The meaning of “innuendo”, according to Miriam Webster, is: a veiled or equivocal reflection on character or reputation.  Its synonyms are listed as “hint” and “insinuation.”  As you can see, innuendo never relates to “fact,” whose meaning, as per the above-named source is, a thing done.

Armed with this knowledge, one can see why the accusations against Cain are referred to as “innuendo” or “insinuation,” because of their lack of factual information.  Once an accusation has been established as fact, it is not innuendo or any of its synonyms; it is a truth.   But, I’ll admit, that’s how it goes in an ideal world.  Ours is anything but ideal!

In Herman Cain’s case, he states that he has been falsely accused due to a misunderstanding of a situation that occurred many years ago.  His accuser, however, has remained anonymous for obviously unstated “personal reasons.”  What was once a settled agreement between Cain and his faceless accuser has blossomed into a witch-hunt.  It’s opened up a Pandora’s box to more aggressive innuendo, in search of monetary rewards from the campaigning Presidential hopeful.  At least, that’s what it appears to be on the surface.  Scratch a little deeper, however, and it may very well be a political conspiracy against the only candidate who actually seems to represent the people of the United States and not Big Government.

Cain’s unfortunate situation is a lawyer’s dream, a chance to make not hay, but money, while the sun shines.  Most out-of-court settlements, such as that of Cain and his accuser, are resolved because of the cost involved in bringing the matters to trial.  For all the lawyers know, they may lose their cases if push comes to shove and a trial ensues if one of the parties refuses to settle out of court.  In a case such as Cain’s, it comes down to “he said; she said.”  And again, we come full circle, right back to innuendo.

“He said; she said” cases are tests of power, much like one gladiator fighting another in the ancient Roman Coliseum.  Power equates to money.  The party with the most money to spend on a long, drawn out case usually emerges the victor.  The one without the power (money) usually emerges somewhat bloodied.  If the party is a political figure (i.e., Herman Cain), it will be more than bloodied: it is usually a death knell to the politician’s attempt at gaining public office.

Sometimes, statutes of limitations keep these types of cases out of court.

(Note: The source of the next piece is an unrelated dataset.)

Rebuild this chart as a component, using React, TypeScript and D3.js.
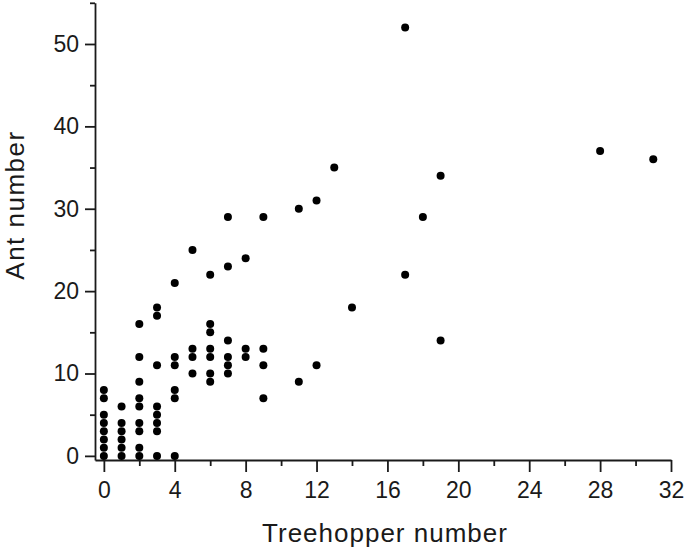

Or, double jeopardy protects the defendant from being tried again for the same charges.  However, the law is not cut and dried; U.S. law was not designed to be cut and dried.  This is the reason behind so many precedents being established and integrated into our legal code. It’s also the reason for attorney Alan Dershowitz’ statement that, “although the law is legally right, it does not have to be morally right.”

The facts of the Herman Cain case are as follows.  If Cain had never attempted this run for the Republican Presidential nomination, he would not have achieved his current media notoriety.  Had he not become a frontrunner, the faceless “she said” never would have brought up the subject again!  The innuendo of Cain’s life would have gone unnoticed; the media never would have reported it.  And it would not have tainted his campaign.

In defining the word “innuendo,” I asked an old time friend of mine, Joe Bananas if he ever heard of this word.  Joe’s response was, “Yeah. I think we used to call it the Italian Preparation H.”  ’nuff said!